§ **Problem**:
Omit the pictures and print exactly the lines of the listing below, starting at the first and ending at the line containing "from matplotlib.ticker import FixedLocator".

§ **Stored data**:
--------------------------------
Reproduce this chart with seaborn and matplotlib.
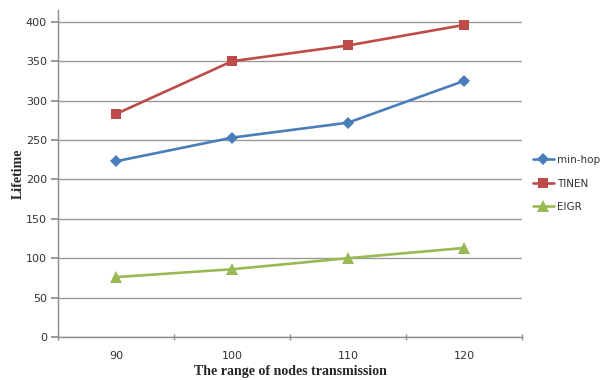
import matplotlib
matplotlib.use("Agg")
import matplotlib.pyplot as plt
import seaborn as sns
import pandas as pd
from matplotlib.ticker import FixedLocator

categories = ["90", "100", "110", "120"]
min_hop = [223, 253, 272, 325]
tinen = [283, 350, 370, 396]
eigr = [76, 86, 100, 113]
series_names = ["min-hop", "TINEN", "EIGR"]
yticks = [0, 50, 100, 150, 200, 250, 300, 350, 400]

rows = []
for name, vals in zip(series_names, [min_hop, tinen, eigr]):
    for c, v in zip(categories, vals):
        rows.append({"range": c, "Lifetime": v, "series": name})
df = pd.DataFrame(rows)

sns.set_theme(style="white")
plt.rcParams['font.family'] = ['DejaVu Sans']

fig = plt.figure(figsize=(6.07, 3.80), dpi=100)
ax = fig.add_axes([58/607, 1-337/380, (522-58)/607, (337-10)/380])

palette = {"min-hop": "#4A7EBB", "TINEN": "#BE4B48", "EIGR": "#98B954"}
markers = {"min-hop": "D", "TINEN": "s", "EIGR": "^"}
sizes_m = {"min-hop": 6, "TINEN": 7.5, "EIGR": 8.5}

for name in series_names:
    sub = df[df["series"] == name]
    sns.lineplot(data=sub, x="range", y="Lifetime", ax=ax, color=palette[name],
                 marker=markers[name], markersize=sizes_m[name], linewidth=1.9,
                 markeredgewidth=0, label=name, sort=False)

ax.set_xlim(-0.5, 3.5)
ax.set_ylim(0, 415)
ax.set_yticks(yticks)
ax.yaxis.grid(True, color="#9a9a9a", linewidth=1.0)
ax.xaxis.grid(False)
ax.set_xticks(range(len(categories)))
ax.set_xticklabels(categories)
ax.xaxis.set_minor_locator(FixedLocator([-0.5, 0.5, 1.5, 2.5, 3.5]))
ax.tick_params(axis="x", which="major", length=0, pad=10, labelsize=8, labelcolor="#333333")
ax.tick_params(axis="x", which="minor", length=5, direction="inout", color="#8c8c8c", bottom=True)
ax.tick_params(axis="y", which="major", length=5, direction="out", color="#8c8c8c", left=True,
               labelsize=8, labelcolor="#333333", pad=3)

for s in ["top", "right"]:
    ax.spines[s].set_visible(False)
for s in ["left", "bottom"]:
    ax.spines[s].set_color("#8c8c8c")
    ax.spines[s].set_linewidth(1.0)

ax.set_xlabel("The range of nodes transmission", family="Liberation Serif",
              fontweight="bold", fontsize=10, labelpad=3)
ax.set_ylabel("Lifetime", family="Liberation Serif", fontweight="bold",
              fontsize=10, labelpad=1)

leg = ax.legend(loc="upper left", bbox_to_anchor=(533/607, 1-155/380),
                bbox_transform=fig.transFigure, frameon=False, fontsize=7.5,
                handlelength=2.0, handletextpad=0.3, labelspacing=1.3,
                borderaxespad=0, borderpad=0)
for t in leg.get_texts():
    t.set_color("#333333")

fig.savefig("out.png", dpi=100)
--------------------------------
§ **Exercise result**:
Reproduce this chart with seaborn and matplotlib.
import matplotlib
matplotlib.use("Agg")
import matplotlib.pyplot as plt
import seaborn as sns
import pandas as pd
from matplotlib.ticker import FixedLocator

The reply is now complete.